**Directions for this task**
Look below for the line with "Write the Plotly.js code for this chart." and the line with "const yMin = yTicks[0], yMax"; repeat exactly those two lines and all lines between them, but no pictures.

Stored entries:
(begin)
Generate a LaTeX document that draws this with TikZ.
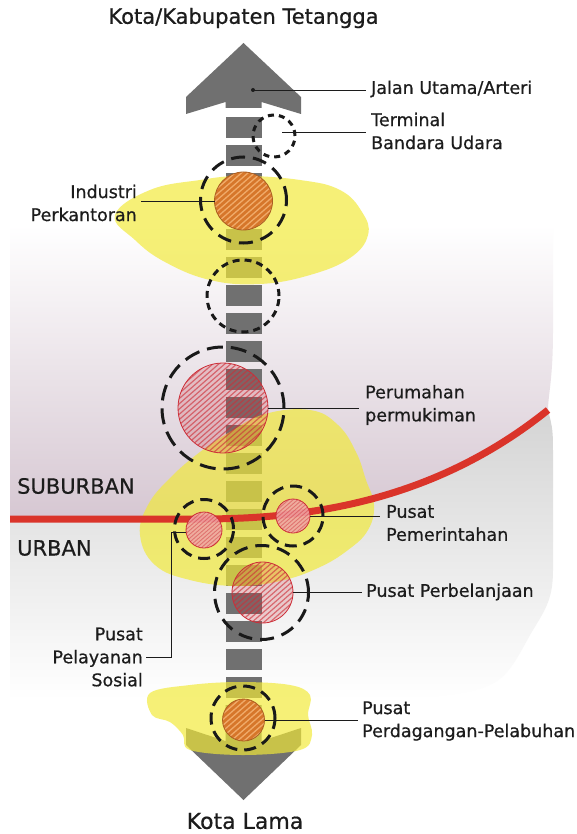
\documentclass[tikz,border=0pt]{standalone}
\usepackage{fontspec}
\setmainfont{DejaVu Sans}
\newfontfamily\lblfont{DejaVu Sans}[FakeBold=0.6]
\usetikzlibrary{calc}

\definecolor{roadgray}{RGB}{112,112,112}
\definecolor{blobyellow}{RGB}{242,234,55}
\definecolor{mauve}{RGB}{214,199,210}
\definecolor{urbangray}{RGB}{212,212,212}
\definecolor{borderred}{RGB}{218,52,42}
\definecolor{hatchred}{RGB}{205,45,55}
\definecolor{lightpink}{RGB}{240,165,165}
\definecolor{diskorange}{RGB}{214,118,42}
\definecolor{hatchorange}{RGB}{240,170,105}
\definecolor{inktext}{RGB}{28,28,28}

\tikzset{
  ringlong/.style={circle, draw=black!90, line width=3pt, dash pattern=on 14pt off 8pt,
    inner sep=0pt, outer sep=0pt},
  ringshort/.style={circle, draw=black!90, line width=3pt, dash pattern=on 6pt off 5pt,
    inner sep=0pt, outer sep=0pt},
  pinkdisk/.style={circle, inner sep=0pt, outer sep=0pt, draw=hatchred, line width=0.8pt,
    fill=hatchred, fill opacity=0.2,
    path picture={\foreach \k in {-24,...,24}{
      \draw[hatchred, draw opacity=0.62, line width=1.2pt]
        ($(path picture bounding box.center)+(\k*6-80,80)$) -- ++(160,-140);}}},
  smallpink/.style={circle, inner sep=0pt, outer sep=0pt, draw=hatchred, line width=0.8pt,
    fill=lightpink, fill opacity=0.88,
    path picture={\foreach \k in {-24,...,24}{
      \draw[hatchred, draw opacity=0.45, line width=0.9pt]
        ($(path picture bounding box.center)+(\k*4.5-60,60)$) -- ++(120,-105);}}},
  orangedisk/.style={circle, inner sep=0pt, outer sep=0pt, draw=diskorange!80!black,
    line width=0.8pt, fill=diskorange,
    path picture={\foreach \k in {-24,...,24}{
      \draw[hatchorange, line width=1.3pt]
        ($(path picture bounding box.center)+(\k*6.5-80,80)$) -- ++(160,-140);}}},
  blob/.style={fill=blobyellow, fill opacity=0.68},
  leader/.style={draw=inktext, line width=0.9pt},
  lbl/.style={font=\lblfont\fontsize{17.5}{23}\selectfont, text=inktext, inner sep=0pt},
  zone/.style={font=\lblfont\fontsize{21}{25}\selectfont, text=inktext, inner sep=0pt},
  endlbl/.style={font=\lblfont\fontsize{21}{25}\selectfont, text=inktext, inner sep=0pt},
}

\begin{document}
\begin{tikzpicture}[x=1pt,y=-1pt]
\useasboundingbox (0,0) rectangle (577,834);
\fill[white] (0,0) rectangle (577,834);

% suburban belt
\shade[top color=white, bottom color=mauve]
  (10,225) -- (553,225) -- (553,330) .. controls (553,380) and (548,395) .. (548,410)
  .. controls (430,505) and (300,519) .. (200,519) -- (10,519) -- cycle;
% urban belt
\shade[top color=urbangray, bottom color=white]
  (10,519) -- (200,519) .. controls (300,519) and (430,505) .. (548,410)
  .. controls (553,430) .. (553,460) -- (553,570) .. controls (553,600) and (545,610) .. (530,635)
  .. controls (500,690) .. (400,700) -- (10,700) -- cycle;

% main road: arrow heads and dashed shaft
\fill[roadgray] (243.5,43) -- (301,97) -- (301,114) -- (261.5,102) -- (261.5,108)
  -- (225.5,108) -- (225.5,102) -- (186,114) -- (186,97) -- cycle;
\foreach \k in {0,...,20}
  \fill[roadgray] (225.5,{117+28*\k}) rectangle ++(36,21);
\fill[roadgray] (225.5,705) -- (261.5,705) -- (261.5,741) -- (301,728) -- (301,745)
  -- (243.5,800) -- (186,745) -- (186,728) -- (225.5,741) -- cycle;

% activity zones
\fill[blob] plot[smooth cycle, tension=0.7] coordinates {
  (150,190) (200,180) (243,176) (300,180) (340,190) (362,212) (368,235) (350,258)
  (310,275) (260,284) (210,280) (165,262) (135,240) (115,215)};
\fill[blob] plot[smooth cycle, tension=0.7] coordinates {
  (230,432) (265,414) (310,410) (338,425) (356,452) (366,480) (374,505) (368,530)
  (348,550) (318,568) (280,581) (237,586) (190,580) (155,565) (140,535) (148,505)
  (170,478) (200,452)};
\fill[blob] plot[smooth cycle, tension=0.6] coordinates {
  (150,693) (190,685) (240,682) (290,685) (310,695) (308,715) (312,735) (300,750)
  (243,755) (190,750) (183,735) (170,722) (152,715)};

% urban / suburban border
\draw[borderred, line width=7pt]
  (10,519) -- (200,519) .. controls (300,519) and (430,505) .. (548,410);

% centres
\node[orangedisk, minimum size=58] (indIn) at (243.5,201) {};
\node[pinkdisk, minimum size=90] (rumahIn) at (223,408) {};
\node[smallpink, minimum size=36] (sosIn) at (204,530) {};
\node[smallpink, minimum size=34] (pemIn) at (293,516) {};
\node[pinkdisk, minimum size=61] (belanjaIn) at (262.5,592.5) {};
\node[orangedisk, minimum size=42] (dagangIn) at (243.5,720) {};

\node[ringshort, minimum size=42] (termRing) at (274,136) {};
\node[ringlong, minimum size=86] (indRing) at (243.5,200) {};
\node[ringshort, minimum size=72, dash pattern=on 7pt off 5pt] (midRing) at (243,296) {};
\node[ringlong, minimum size=122, dash pattern=on 16pt off 8pt] (rumahRing) at (223,408) {};
\node[ringlong, minimum size=59, dash pattern=on 12pt off 7pt] (sosRing) at (204,529) {};
\node[ringlong, minimum size=60, dash pattern=on 12pt off 7pt] (pemRing) at (293,516) {};
\node[ringlong, minimum size=94] (belanjaRing) at (261.5,592.5) {};
\node[ringlong, minimum size=64, dash pattern=on 12pt off 7pt] (dagangRing) at (243,718) {};

% labels
\node[endlbl] (title) at (243.5,18) {Kota/Kabupaten Tetangga};
\node[endlbl, font=\lblfont\fontsize{22}{26}\selectfont] (oldtown) at (245,821) {Kota Lama};
\node[lbl, anchor=west] (jalanL) at (371,89) {Jalan Utama/Arteri};
\node[lbl, anchor=west, align=left] (termL) at (371,131) {Terminal\\Bandara Udara};
\node[lbl, anchor=east, align=right] (indL) at (137,203) {Industri\\Perkantoran};
\node[lbl, anchor=west, align=left] (rumahL) at (365,405) {Perumahan\\permukiman};
\node[zone, anchor=west] (suburbL) at (17,486) {SUBURBAN};
\node[zone, anchor=west] (urbanL) at (17,548) {URBAN};
\node[lbl, anchor=west, align=left] (pemL) at (386,523) {Pusat\\Pemerintahan};
\node[lbl, anchor=west] (belanjaL) at (366,592) {Pusat Perbelanjaan};
\node[lbl, anchor=east, align=right] (sosL) at (143,657) {Pusat\\Pelayanan\\Sosial};
\node[lbl, anchor=west, align=left] (dagangL) at (362,721) {Pusat\\Perdagangan-Pelabuhan};

% leader lines
\coordinate (jalanDot) at (253,90);
\coordinate (termPt) at (282,132);
\coordinate (sosBend) at (171,532);
\fill[inktext] (jalanDot) circle (2);
\draw[leader, shorten >=5pt] (jalanDot) -- (jalanDot -| jalanL.west);
\draw[leader, shorten >=5pt] (termPt) -- (termPt -| termL.west);
\draw[leader, shorten <=4pt] (indL.east |- indIn.west) -- (indIn.west);
\draw[leader, shorten >=6pt] (rumahIn.east) -- (rumahIn.east -| rumahL.west);
\draw[leader, shorten >=6pt] (pemIn.east) -- (pemIn.east -| pemL.west);
\draw[leader, shorten >=4pt] (belanjaIn.east) -- (belanjaIn.east -| belanjaL.west);
\draw[leader, shorten >=4pt] (dagangIn.east) -- (dagangIn.east -| dagangL.west);
\draw[leader, shorten >=3pt] (sosIn.west |- sosBend) -- (sosBend) |- (sosL.east);
\end{tikzpicture}
\end{document}
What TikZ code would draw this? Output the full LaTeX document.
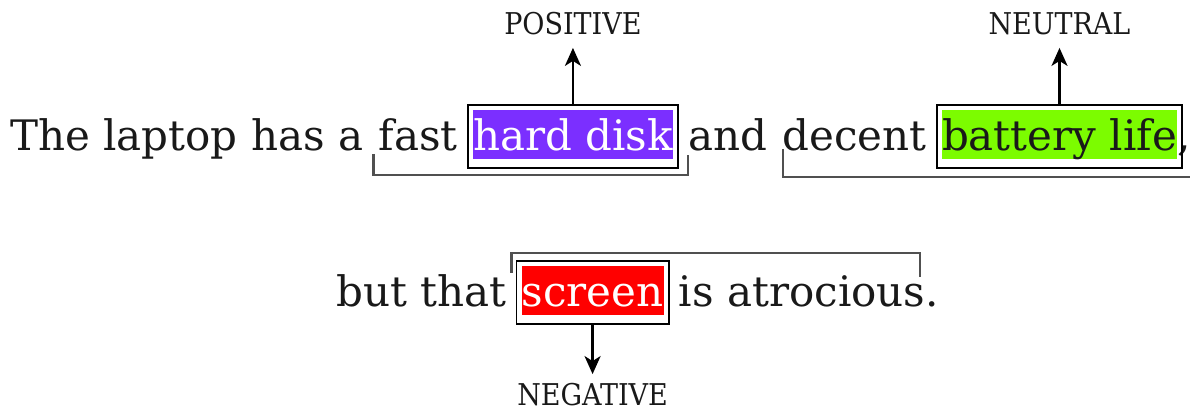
\documentclass[tikz,border=0pt]{standalone}
\usepackage{fontspec}
\setmainfont{DejaVu Serif}
\newfontfamily\polarityfont{DejaVu Serif Condensed}
\usetikzlibrary{arrows.meta, positioning, fit}
\definecolor{aspectpositive}{HTML}{7B2FFF}
\definecolor{aspectneutral}{HTML}{7CFC00}
\definecolor{aspectnegative}{HTML}{FF0000}
\definecolor{spanline}{HTML}{505050}
\newcommand\wordgap{15pt}

\begin{document}
\begin{tikzpicture}[
    x=1pt, y=1pt,
    word/.style={
        inner sep=0pt,
        anchor=base west,
        font=\fontsize{42}{50}\selectfont,
        text=black!90
    },
    aspect/.style={
        word,
        text height=41pt,
        text depth=8pt
    },
    aspectframe/.style={
        draw,
        line width=1.8pt,
        inner xsep=5pt,
        inner ysep=7pt,
        yshift=-2pt
    },
    polarity/.style={
        font=\polarityfont\fontsize{30}{36}\selectfont,
        inner sep=0pt,
        text=black!90
    },
    polaritylink/.style={
        -{Stealth[length=18pt, width=16pt, inset=5pt]},
        line width=2.6pt,
        shorten >=13pt
    },
    opinionspan/.style={
        draw=spanline,
        line width=2.2pt
    }
]
    \useasboundingbox (0,0) rectangle (1190,414);

    % first line
    \node[word] (theLaptop) at (10,263) {The laptop has a};
    \node[word] (fast) at ([xshift=\wordgap]theLaptop.base east) {fast};
    \node[aspect, fill=aspectpositive, text=white] (hardDisk) at ([xshift=\wordgap]fast.base east) {hard disk};
    \node[word] (and) at ([xshift=\wordgap]hardDisk.base east) {and};
    \node[word] (decent) at ([xshift=\wordgap]and.base east) {decent};
    \node[aspect, fill=aspectneutral] (batteryLife) at ([xshift=\wordgap]decent.base east) {battery life};
    \node[word] (comma) at (batteryLife.base east) {,};

    \node[aspectframe, fit=(hardDisk)] (hardDiskFrame) {};
    \node[aspectframe, fit=(batteryLife)] (batteryLifeFrame) {};

    \node[polarity, above=69pt of hardDiskFrame] (positive) {POSITIVE};
    \node[polarity, above=69pt of batteryLifeFrame] (neutral) {NEUTRAL};
    \draw[polaritylink] (hardDiskFrame.north) -- (positive.south);
    \draw[polaritylink] (batteryLifeFrame.north) -- (neutral.south);

    \draw[opinionspan] ([xshift=-5pt, yshift=-3pt]fast.base west) |- ([xshift=9pt, yshift=-6pt]hardDiskFrame.south east) -- ++(0,20);
    \draw[opinionspan] ([xshift=1pt, yshift=2pt]decent.base west) |- ([xshift=8pt, yshift=-8pt]batteryLifeFrame.south east) -- ++(0,30);

    % second line
    \node[word] (butThat) at (336,107) {but that};
    \node[aspect, fill=aspectnegative, text=white] (screen) at ([xshift=\wordgap]butThat.base east) {screen};
    \node[word] (isAtrocious) at ([xshift=\wordgap]screen.base east) {is atrocious};
    \node[word] (period) at (isAtrocious.base east) {.};

    \node[aspectframe, fit=(screen)] (screenFrame) {};
    \node[polarity, below=58pt of screenFrame] (negative) {NEGATIVE};
    \draw[polaritylink, shorten >=9pt] (screenFrame.south) -- (negative.north);

    \draw[opinionspan] ([xshift=-6pt, yshift=30pt]isAtrocious.base east) |- ([xshift=-4pt, yshift=7pt]screenFrame.north west) -- ++(0,-20);
\end{tikzpicture}
\end{document}
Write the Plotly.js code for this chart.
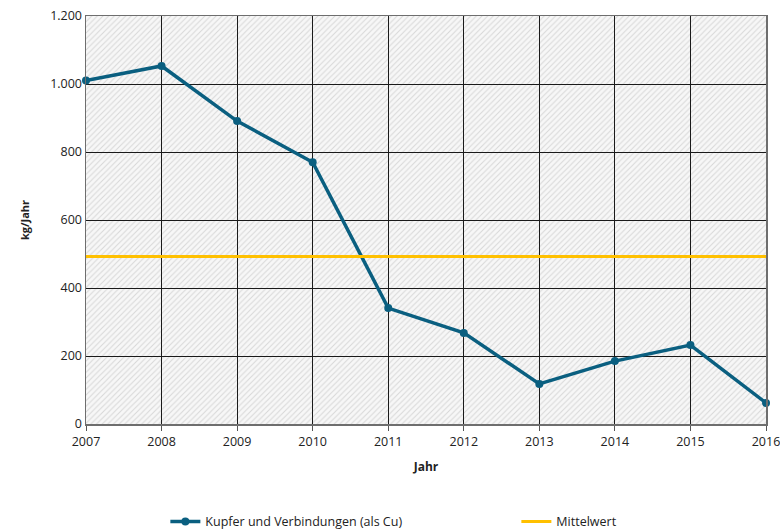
<!DOCTYPE html>
<html>
<head>
<meta charset="utf-8">
<script src="https://cdn.plot.ly/plotly-3.0.1.min.js"></script>
<style>html,body{margin:0;padding:0;background:#fff;}#chart{width:780px;height:532px;}</style>
</head>
<body>
<div id="chart"></div>
<script>
const years = [2007, 2008, 2009, 2010, 2011, 2012, 2013, 2014, 2015, 2016];
const kupfer = [1010, 1053, 891, 770, 341, 268, 118, 185, 232, 62];
const mittelwert = [493, 493, 493, 493, 493, 493, 493, 493, 493, 493];
const yTicks = [0, 200, 400, 600, 800, 1000, 1200];
const seriesNames = ['Kupfer und Verbindungen (als Cu)', 'Mittelwert'];

const xMin = years[0], xMax = years[years.length - 1];
const yMin = yTicks[0], yMax = yTicks[yTicks.length - 1];

const font = 'Open Sans, Liberation Sans, sans-serif';

const traces = [
  {
    // hatched plot background
    x: [xMin, xMax, xMax, xMin, xMin],
    y: [yMin, yMin, yMax, yMax, yMin],
    xaxis: 'x', yaxis: 'y',
    mode: 'lines', fill: 'toself',
    line: {width: 0, color: 'rgba(0,0,0,0)'},
    fillcolor: '#f3f3f3',
    fillpattern: {shape: '/', fgcolor: '#d8d8d8', bgcolor: '#f7f7f7', size: 4, solidity: 0.25},
    hoverinfo: 'skip', showlegend: false
  },
  {
    x: years, y: kupfer, name: seriesNames[0],
    xaxis: 'x2', yaxis: 'y2', legend: 'legend',
    mode: 'lines+markers',
    line: {color: '#0a5f80', width: 3.5},
    marker: {color: '#0a5f80', size: 8},
    cliponaxis: false
  },
  {
    x: years, y: mittelwert, name: seriesNames[1],
    xaxis: 'x2', yaxis: 'y2', legend: 'legend2',
    mode: 'lines',
    line: {color: '#ffc000', width: 3},
    cliponaxis: false
  }
];

const legendBase = {
  orientation: 'h', xref: 'container', yref: 'container',
  xanchor: 'left', y: 0.019, yanchor: 'middle',
  font: {family: font, size: 12.5, color: '#222'},
  bgcolor: 'rgba(0,0,0,0)'
};

const layout = {
  width: 780, height: 532,
  margin: {l: 86, r: 14, t: 16, b: 108, autoexpand: false},
  paper_bgcolor: '#ffffff',
  plot_bgcolor: 'rgba(0,0,0,0)',
  separators: ',.',
  font: {family: font, size: 12, color: '#222'},
  showlegend: true,
  legend: Object.assign({}, legendBase, {x: 0.212}),
  legend2: Object.assign({}, legendBase, {x: 0.662}),
  xaxis: {domain: [0, 1], range: [xMin, xMax], visible: false, fixedrange: true},
  yaxis: {domain: [0, 1], range: [yMin, yMax], visible: false, fixedrange: true},
  xaxis2: {
    domain: [0, 1], anchor: 'y2', range: [xMin, xMax],
    tickmode: 'array', tickvals: years, ticktext: years.map(String),
    ticklabeloverflow: 'allow',
    showgrid: true, gridcolor: '#1a1a1a', gridwidth: 1,
    showline: true, linecolor: '#6e6e6e', linewidth: 1.5, mirror: true,
    ticks: 'outside', ticklen: 5, tickcolor: '#555', tickwidth: 1,
    zeroline: false,
    tickfont: {family: font, size: 12.5, color: '#222'},
    title: {text: '<b>Jahr</b>', font: {family: font, size: 12, color: '#222'}, standoff: 14}
  },
  yaxis2: {
    domain: [0, 1], anchor: 'x2', range: [yMin, yMax],
    tickmode: 'array', tickvals: yTicks, tickformat: ',d',
    showgrid: true, gridcolor: '#1a1a1a', gridwidth: 1,
    showline: true, linecolor: '#6e6e6e', linewidth: 1.5, mirror: true,
    ticks: '', zeroline: false,
    tickfont: {family: font, size: 12.5, color: '#222'},
    title: {text: '<b>kg/Jahr</b>', font: {family: font, size: 11, color: '#222'}, standoff: 18}
  }
};

Plotly.newPlot('chart', traces, layout, {displayModeBar: false, staticPlot: true});
</script>
</body>
</html>
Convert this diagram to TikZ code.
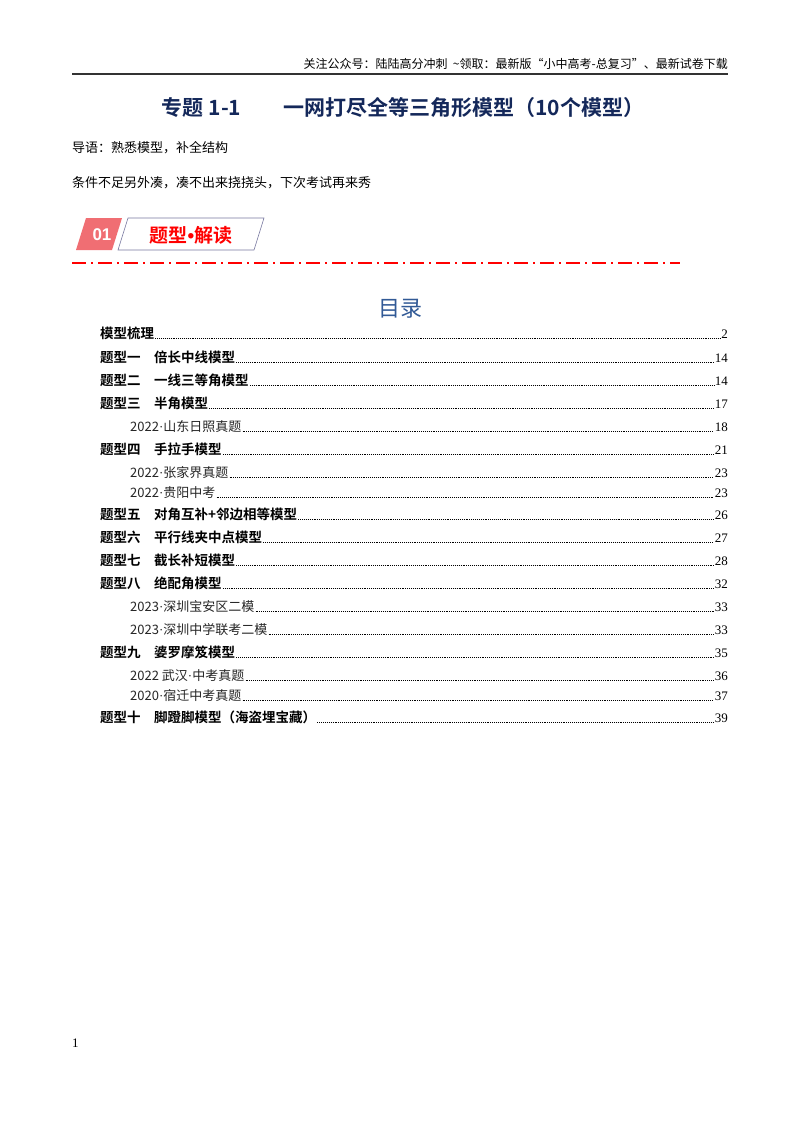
(end)
**Finished exercise**
Write the Plotly.js code for this chart.
<!DOCTYPE html>
<html>
<head>
<meta charset="utf-8">
<script src="https://cdn.plot.ly/plotly-3.0.1.min.js"></script>
<style>html,body{margin:0;padding:0;background:#fff;}#chart{width:780px;height:532px;}</style>
</head>
<body>
<div id="chart"></div>
<script>
const years = [2007, 2008, 2009, 2010, 2011, 2012, 2013, 2014, 2015, 2016];
const kupfer = [1010, 1053, 891, 770, 341, 268, 118, 185, 232, 62];
const mittelwert = [493, 493, 493, 493, 493, 493, 493, 493, 493, 493];
const yTicks = [0, 200, 400, 600, 800, 1000, 1200];
const seriesNames = ['Kupfer und Verbindungen (als Cu)', 'Mittelwert'];

const xMin = years[0], xMax = years[years.length - 1];
const yMin = yTicks[0], yMax = yTicks[yTicks.length - 1];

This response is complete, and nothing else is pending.